Mercedes with their view that “the Team Principal position is a thing of the past” is correct in outlining that authoritarian leadership is not what a modern business needs. Ecclestone’s complete control over the running of Formula 1 means that everybody within the industry is afraid to even consider a future without him. Such responsibility should not continue to be focused on one man as an accident can completely cripple the management of the sport.

Forward-thinking

Do not get me wrong, Ecclestone is great at doing what he does. In every given moment, he is successful at spinning good short-term deals for the sport. What Formula 1’s current supremo has been lacking in recent years is the vision for the future. Moving the sport to paid televisions across the board and taking the races to markets in which the local fans cannot afford to pay for tickets might be lucrative at the moment but will limit the ability of Formula 1 to grow in the future.

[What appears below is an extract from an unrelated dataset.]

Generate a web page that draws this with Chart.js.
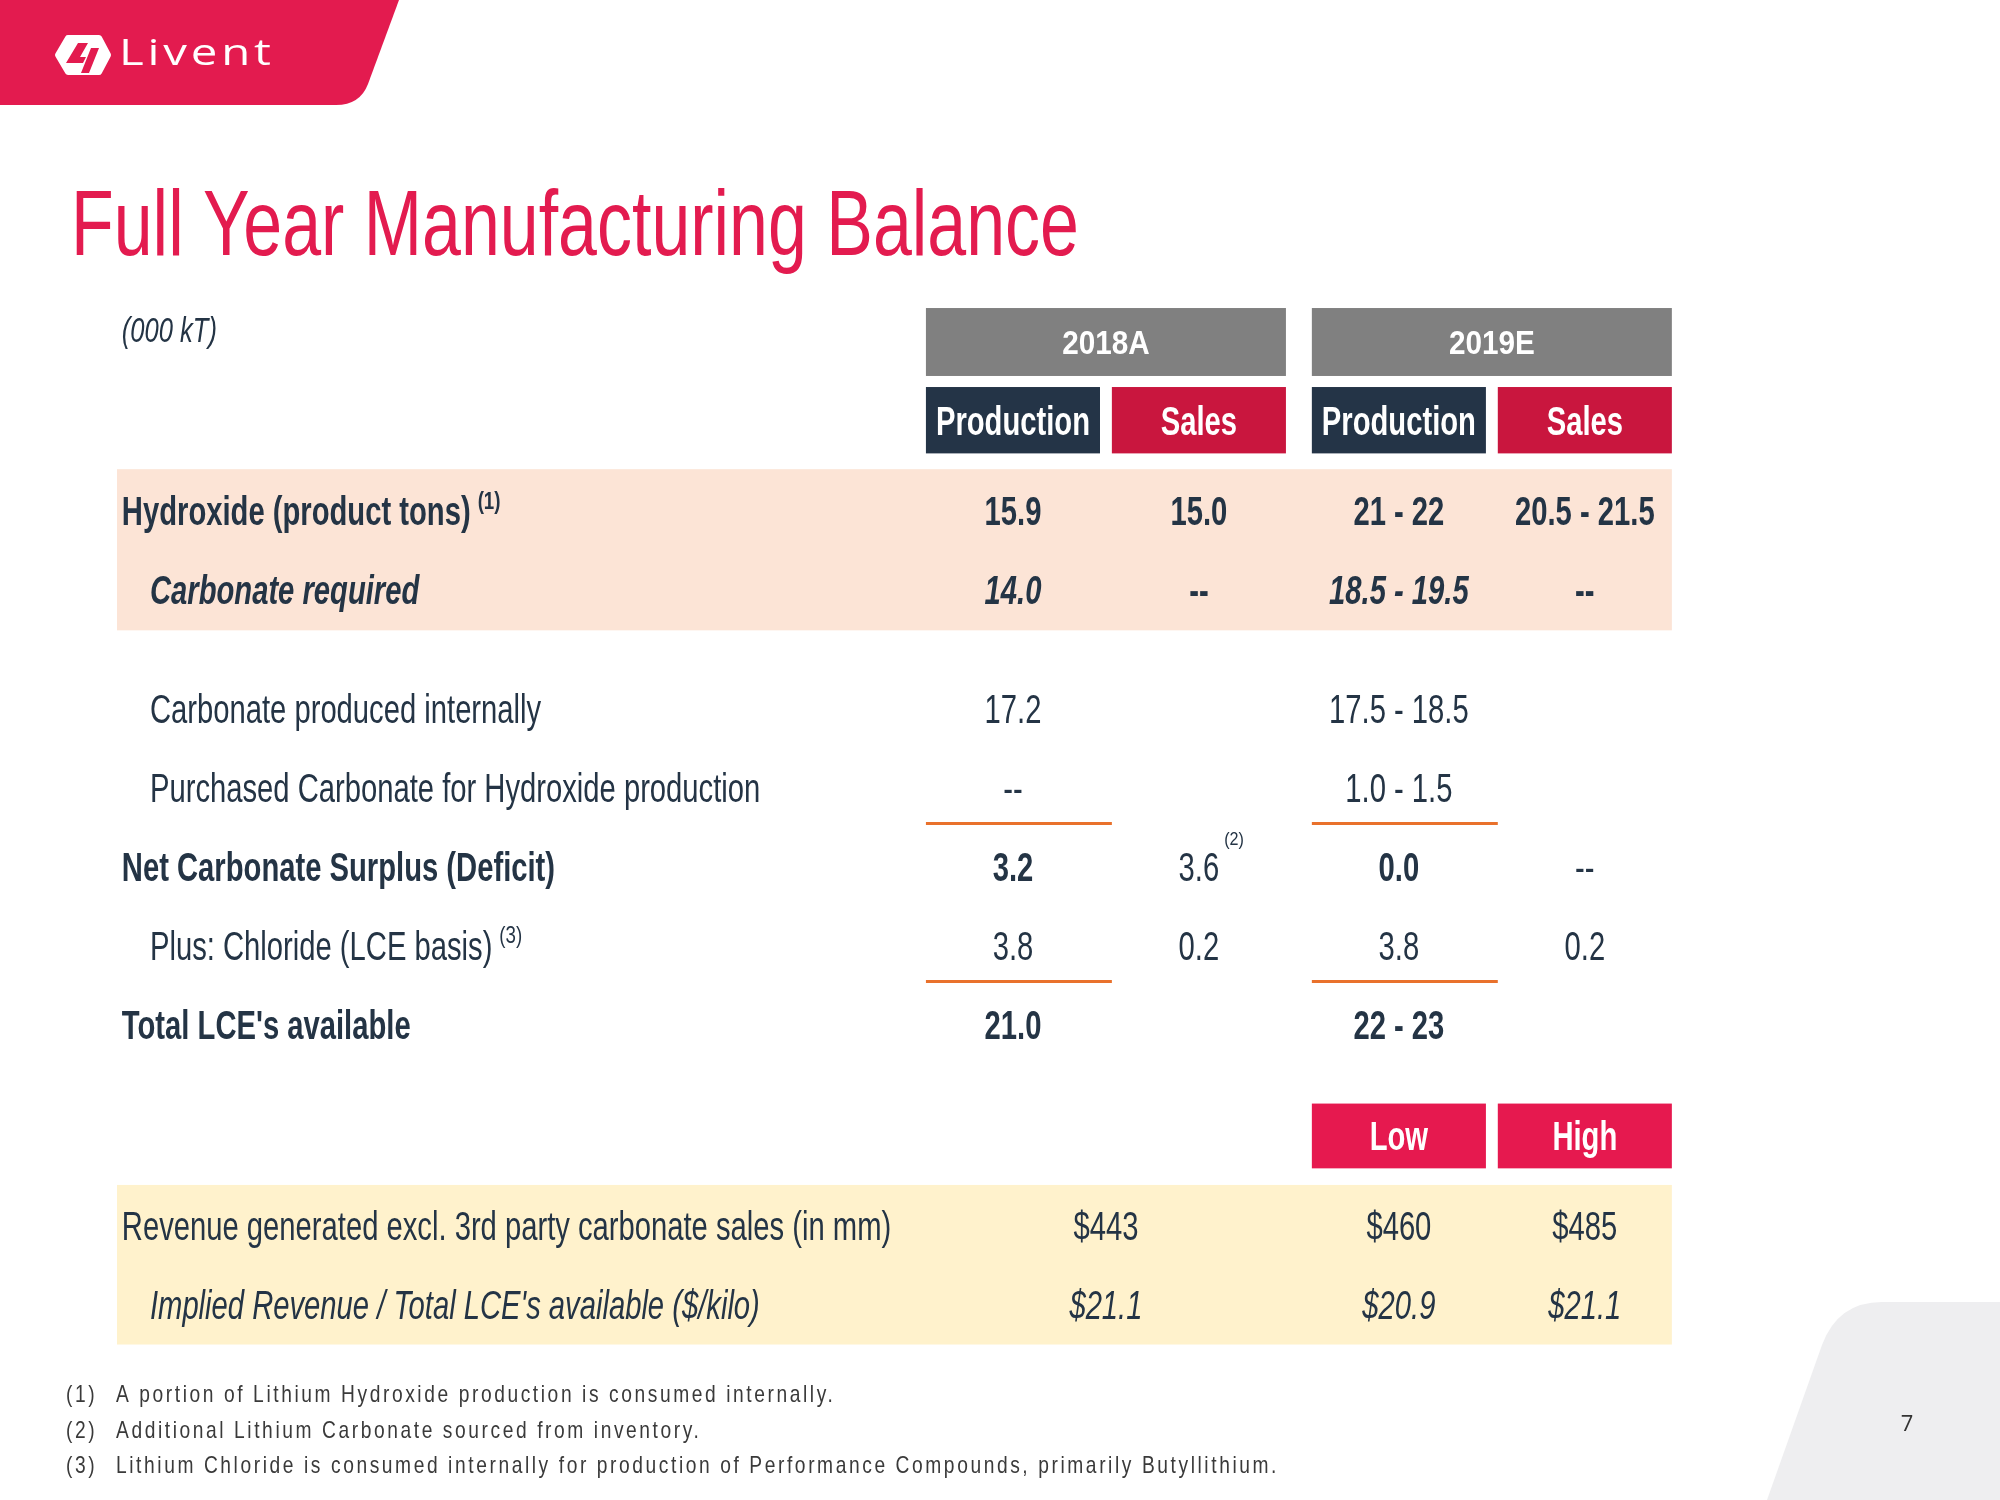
<!DOCTYPE html>
<html>
<head>
<meta charset="utf-8">
<script src="https://cdn.jsdelivr.net/npm/chart.js@4.4.1/dist/chart.umd.min.js"></script>
<style>
html,body{margin:0;padding:0;background:#ffffff;}
canvas{display:block;}
</style>
</head>
<body>
<canvas id="c" width="2000" height="1500"></canvas>
<script>
// ---------------- DATA ----------------
const brandName = 'Livent';
const title = 'Full Year Manufacturing Balance';
const unitsNote = '(000 kT)';
const years = ['2018A', '2019E'];
const subHeaders = ['Production', 'Sales'];
const rowLabels = [
  'Hydroxide (product tons)',
  'Carbonate required',
  'Carbonate produced internally',
  'Purchased Carbonate for Hydroxide production',
  'Net Carbonate Surplus (Deficit)',
  'Plus: Chloride (LCE basis)',
  "Total LCE's available"
];
const labelNotes = ['(1)', '', '', '', '', '(3)', ''];
const production2018 = ['15.9', '14.0', '17.2', '--', '3.2', '3.8', '21.0'];
const sales2018 = ['15.0', '--', '', '', '3.6', '0.2', ''];
const sales2018Notes = ['', '', '', '', '(2)', '', ''];
const production2019 = ['21 - 22', '18.5 - 19.5', '17.5 - 18.5', '1.0 - 1.5', '0.0', '3.8', '22 - 23'];
const sales2019 = ['20.5 - 21.5', '--', '', '', '--', '0.2', ''];
const rangeHeaders = ['Low', 'High'];
const revenueLabels = [
  'Revenue generated excl. 3rd party carbonate sales (in mm)',
  "Implied Revenue / Total LCE's available ($/kilo)"
];
const revenue2018 = ['$443', '$21.1'];
const revenue2019Low = ['$460', '$20.9'];
const revenue2019High = ['$485', '$21.1'];
const footnoteMarks = ['(1)', '(2)', '(3)'];
const footnotes = [
  'A portion of Lithium Hydroxide production is consumed internally.',
  'Additional Lithium Carbonate sourced from inventory.',
  'Lithium Chloride is consumed internally for production of Performance Compounds, primarily Butyllithium.'
];
const pageNumber = '7';

// ---------------- STYLE / LAYOUT ----------------
const FONT = '"Liberation Sans", Arial, Helvetica, sans-serif';
const BRAND_FONT = '"Open Sans", "Noto Sans", sans-serif';
const NARROW = 0.73;
const C = {
  text: '#243445', pink: '#E31B4F', gray: '#808080', navy: '#243447',
  salesRed: '#C9163E', rangeRed: '#E6194F', peach: '#FCE4D6', cream: '#FFF2CC',
  rule: '#E9712C', corner: '#EEEEF0', foot: '#3a3a3a'
};
const rowStyles = [
  {label: 'bold', indent: false, prod: 'bold', sales: 'bold'},
  {label: 'italic bold', indent: true, prod: 'italic bold', sales: 'bold'},
  {label: '', indent: true, prod: '', sales: ''},
  {label: '', indent: true, prod: '', sales: ''},
  {label: 'bold', indent: false, prod: 'bold', sales: ''},
  {label: '', indent: true, prod: '', sales: ''},
  {label: 'bold', indent: false, prod: 'bold', sales: ''}
];
const revenueStyles = [
  {label: '', indent: false, value: ''},
  {label: 'italic', indent: true, value: 'italic'}
];

// scale geometry (column / row units)
const X_RANGE = [-5.644, 5.467];
const Y_RANGE = [-4.329, 14.658];
const GROUP_SHIFT = 2.144, BOX_W = 0.967, BOX_GAP = 0.066;
const colLeft = c => -0.5 + Math.floor(c / 2) * GROUP_SHIFT + (c % 2) * (BOX_W + BOX_GAP);
const colCenter = c => colLeft(c) + BOX_W / 2;
const groupLeft = g => -0.5 + g * GROUP_SHIFT;
const groupCenter = g => groupLeft(g) + 1;
const LABEL_X = -4.967, INDENT = 0.156, BAND_LEFT = -4.994, BAND_RIGHT = groupLeft(1) + 2;
const YEAR_Y = 0, SUB_Y = 0.99;
const bodyGapAfter = [0, 0.5, 0, 0, 0, 0, 0];
const bodyY = [];
(function () { let v = 2.14; rowLabels.forEach((_, i) => { bodyY.push(v); v += 1 + bodyGapAfter[i]; }); })();
const RANGE_Y = bodyY[bodyY.length - 1] + 1.41;
const revY = [RANGE_Y + 1.14, RANGE_Y + 2.14];

// ---------------- DATASETS ----------------
function textSet(name, xs, ys, texts, styles, opts) {
  return Object.assign({
    label: name, type: 'scatter',
    data: texts.map((_, i) => ({x: xs[i], y: ys[i]})),
    texts: texts, styles: styles, pointRadius: 0, pointHoverRadius: 0,
    align: 'center', size: 40, color: C.text, sx: NARROW
  }, opts || {});
}
const datasets = [];
datasets.push(textSet('years', years.map((_, g) => groupCenter(g)), years.map(() => YEAR_Y), years,
  years.map(() => 'bold'), {color: '#ffffff', size: 33, sx: 0.9}));
const subTexts = [subHeaders[0], subHeaders[1], subHeaders[0], subHeaders[1]];
datasets.push(textSet('subheaders', subTexts.map((_, c) => colCenter(c)), subTexts.map(() => SUB_Y), subTexts,
  subTexts.map(() => 'bold'), {color: '#ffffff'}));
datasets.push(textSet('rowLabels', rowLabels.map((_, i) => LABEL_X + (rowStyles[i].indent ? INDENT : 0)), bodyY, rowLabels,
  rowStyles.map(s => s.label), {align: 'left', notes: labelNotes}));
[production2018, sales2018, production2019, sales2019].forEach((col, c) => {
  datasets.push(textSet('col' + c, col.map(() => colCenter(c)), bodyY, col,
    rowStyles.map(s => c % 2 === 0 ? s.prod : s.sales), c === 1 ? {valueNotes: sales2018Notes} : {}));
});
datasets.push(textSet('rangeHeaders', rangeHeaders.map((_, k) => colCenter(2 + k)), rangeHeaders.map(() => RANGE_Y), rangeHeaders,
  rangeHeaders.map(() => 'bold'), {color: '#ffffff'}));
datasets.push(textSet('revenueLabels', revenueLabels.map((_, i) => LABEL_X + (revenueStyles[i].indent ? INDENT : 0)), revY, revenueLabels,
  revenueStyles.map(s => s.label), {align: 'left'}));
datasets.push(textSet('revenue2018', revenue2018.map(() => groupCenter(0)), revY, revenue2018, revenueStyles.map(s => s.value)));
datasets.push(textSet('revenue2019Low', revenue2019Low.map(() => colCenter(2)), revY, revenue2019Low, revenueStyles.map(s => s.value)));
datasets.push(textSet('revenue2019High', revenue2019High.map(() => colCenter(3)), revY, revenue2019High, revenueStyles.map(s => s.value)));

// ---------------- DRAW HELPERS ----------------
function drawText(ctx, text, x, y, o) {
  const size = o.size || 40, sx = o.sx === undefined ? NARROW : o.sx;
  ctx.save();
  ctx.font = `${o.style || ''} ${size}px ${o.family || FONT}`.trim();
  ctx.fillStyle = o.color || C.text;
  ctx.textBaseline = 'alphabetic';
  ctx.textAlign = 'left';
  if (o.spacing) ctx.letterSpacing = o.spacing + 'px';
  const w = ctx.measureText(text).width * sx;
  const x0 = o.align === 'center' ? x - w / 2 : (o.align === 'right' ? x - w : x);
  ctx.translate(x0, y + size * 0.358);
  ctx.scale(sx, 1);
  ctx.fillText(text, 0, 0);
  ctx.restore();
  return {x0: x0, w: w};
}

const backgroundPlugin = {
  id: 'tableBackground',
  beforeDatasetsDraw(chart) {
    const {ctx} = chart, sx = chart.scales.x, sy = chart.scales.y;
    const rect = (x0, x1, y0, y1, color) => {
      const px0 = sx.getPixelForValue(x0), px1 = sx.getPixelForValue(x1);
      const py0 = sy.getPixelForValue(y0), py1 = sy.getPixelForValue(y1);
      ctx.fillStyle = color;
      ctx.fillRect(px0, Math.min(py0, py1), px1 - px0, Math.abs(py1 - py0));
    };
    ctx.save();
    rect(BAND_LEFT, BAND_RIGHT, bodyY[0] - 0.53, bodyY[1] + 0.51, C.peach);
    rect(BAND_LEFT, BAND_RIGHT, revY[0] - 0.52, revY[1] + 0.50, C.cream);
    years.forEach((_, g) => rect(groupLeft(g), groupLeft(g) + 2, YEAR_Y - 0.43, YEAR_Y + 0.43, C.gray));
    for (let c = 0; c < 4; c++) rect(colLeft(c), colLeft(c) + BOX_W, SUB_Y - 0.42, SUB_Y + 0.42, c % 2 ? C.salesRed : C.navy);
    rangeHeaders.forEach((_, k) => rect(colLeft(2 + k), colLeft(2 + k) + BOX_W, RANGE_Y - 0.41, RANGE_Y + 0.41, C.rangeRed));
    ctx.strokeStyle = C.rule; ctx.lineWidth = 3;
    [bodyY[4] - 0.55, bodyY[6] - 0.55].forEach(v => {
      years.forEach((_, g) => {
        const py = Math.round(sy.getPixelForValue(v)) + 0.5;
        ctx.beginPath();
        ctx.moveTo(sx.getPixelForValue(groupLeft(g)), py);
        ctx.lineTo(sx.getPixelForValue(colLeft(2 * g + 1)), py);
        ctx.stroke();
      });
    });
    ctx.restore();
  }
};

const textPlugin = {
  id: 'tableText',
  afterDatasetsDraw(chart) {
    const {ctx} = chart;
    chart.data.datasets.forEach((ds, di) => {
      if (!ds.texts) return;
      const meta = chart.getDatasetMeta(di);
      meta.data.forEach((pt, i) => {
        const t = ds.texts[i];
        if (!t) return;
        const r = drawText(ctx, t, pt.x, pt.y, {style: ds.styles[i], size: ds.size, color: ds.color, sx: ds.sx, align: ds.align});
        if (ds.notes && ds.notes[i]) {
          drawText(ctx, ds.notes[i], r.x0 + r.w + 7, pt.y - 11, {style: ds.styles[i].indexOf('bold') >= 0 ? 'bold' : '', size: 24, color: ds.color, sx: 0.78});
        }
        if (ds.valueNotes && ds.valueNotes[i]) {
          drawText(ctx, ds.valueNotes[i], r.x0 + r.w + 5, pt.y - 28, {size: 19, color: ds.color, sx: 0.85});
        }
      });
    });
    const sxs = chart.scales.x, sys = chart.scales.y;
    drawText(ctx, unitsNote, sxs.getPixelForValue(LABEL_X), sys.getPixelForValue(YEAR_Y - 0.16), {style: 'italic', size: 35, color: C.text});
  }
};

const slidePlugin = {
  id: 'slideDecor',
  beforeDraw(chart) {
    const {ctx} = chart;
    ctx.save();
    ctx.fillStyle = '#ffffff';
    ctx.fillRect(0, 0, chart.width, chart.height);
    ctx.fillStyle = C.pink;
    ctx.beginPath();
    ctx.moveTo(0, 0); ctx.lineTo(399, 0); ctx.lineTo(368, 84);
    ctx.quadraticCurveTo(360, 105, 336, 105); ctx.lineTo(0, 105); ctx.closePath(); ctx.fill();
    ctx.fillStyle = C.corner;
    ctx.beginPath();
    ctx.moveTo(1767, 1500); ctx.lineTo(1822, 1345);
    ctx.quadraticCurveTo(1838, 1302, 1882, 1302);
    ctx.lineTo(2000, 1302); ctx.lineTo(2000, 1500); ctx.closePath(); ctx.fill();
    ctx.restore();
  },
  afterDraw(chart) {
    const {ctx} = chart;
    ctx.save();
    // logo icon
    ctx.fillStyle = '#ffffff'; ctx.strokeStyle = '#ffffff'; ctx.lineWidth = 6; ctx.lineJoin = 'round';
    ctx.beginPath();
    ctx.moveTo(58, 55); ctx.lineTo(68, 38); ctx.lineTo(99, 38); ctx.lineTo(108, 55); ctx.lineTo(99, 72); ctx.lineTo(68, 72); ctx.closePath();
    ctx.fill(); ctx.stroke();
    ctx.fillStyle = C.pink;
    ctx.beginPath();
    ctx.moveTo(78, 43); ctx.lineTo(88, 43); ctx.lineTo(80, 57); ctx.lineTo(86, 57); ctx.lineTo(83, 63); ctx.lineTo(66, 63); ctx.closePath(); ctx.fill();
    ctx.beginPath();
    ctx.moveTo(91, 48); ctx.lineTo(99, 48); ctx.lineTo(89, 73); ctx.lineTo(81, 73); ctx.closePath(); ctx.fill();
    // brand name (wide, lightly tracked)
    const BS = 37, BSX = 1.28;
    ctx.font = '500 ' + BS + 'px ' + BRAND_FONT;
    const bw = ctx.measureText(brandName).width;
    const spacing = (152 / BSX - bw) / (brandName.length - 1);
    drawText(ctx, brandName, 119, 52, {style: '500', size: BS, family: BRAND_FONT, color: '#ffffff', sx: BSX, spacing: spacing});
    // title
    drawText(ctx, title, 71, 222, {size: 92, color: C.pink, sx: 0.76});
    // footnotes
    const fy = [1393, 1429, 1464];
    const FS = 24, FSX = 0.8;
    ctx.font = `${FS}px ${FONT}`;
    const base = ctx.measureText(footnotes[2]).width * FSX;
    const fsp = (1163 - base) / (footnotes[2].length * FSX);
    footnotes.forEach((t, i) => {
      drawText(ctx, footnoteMarks[i], 66, fy[i], {size: FS, color: C.foot, sx: FSX, spacing: fsp});
      drawText(ctx, t, 116, fy[i], {size: FS, color: C.foot, sx: FSX, spacing: fsp});
    });
    drawText(ctx, pageNumber, 1907, 1423, {size: 22, family: BRAND_FONT, color: '#333333', sx: 1, align: 'center'});
    ctx.restore();
  }
};

new Chart(document.getElementById('c'), {
  type: 'scatter',
  data: {datasets: datasets},
  options: {
    responsive: false, animation: false, devicePixelRatio: 1,
    layout: {padding: 0},
    events: [],
    plugins: {legend: {display: false}, tooltip: {enabled: false}, title: {display: false}},
    scales: {
      x: {type: 'linear', display: false, min: X_RANGE[0], max: X_RANGE[1]},
      y: {type: 'linear', display: false, reverse: true, min: Y_RANGE[0], max: Y_RANGE[1]}
    }
  },
  plugins: [slidePlugin, backgroundPlugin, textPlugin]
});
</script>
</body>
</html>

We cannot expect the fans to pay more for a product without a respective increase in quality. The next leader of F1 should give more rather than less access. Ferrari and McLaren are the only two big entities in Formula 1 that would be marginally interested in keeping the sport exclusive, but even their managers realise that the Hondas and Fiats of the world are not into exclusivity nowadays. The likes of Red Bull and Martini are also not within the sport for the “top 1%,” so rather than figuring out how to keep more and more potential fans out, Formula 1’s next leader should know how to connect and use the assets of the sport in a more efficient manner. No, Youtube is not the enemy.

There is life for Formula 1 after Bernie, but the owners of the commercial rights should be careful in choosing his successor. Our list suggests that a clone of Ecclestone might not be what we really need going forward. We need a visionary and the sooner he starts being groomed to take over, the better.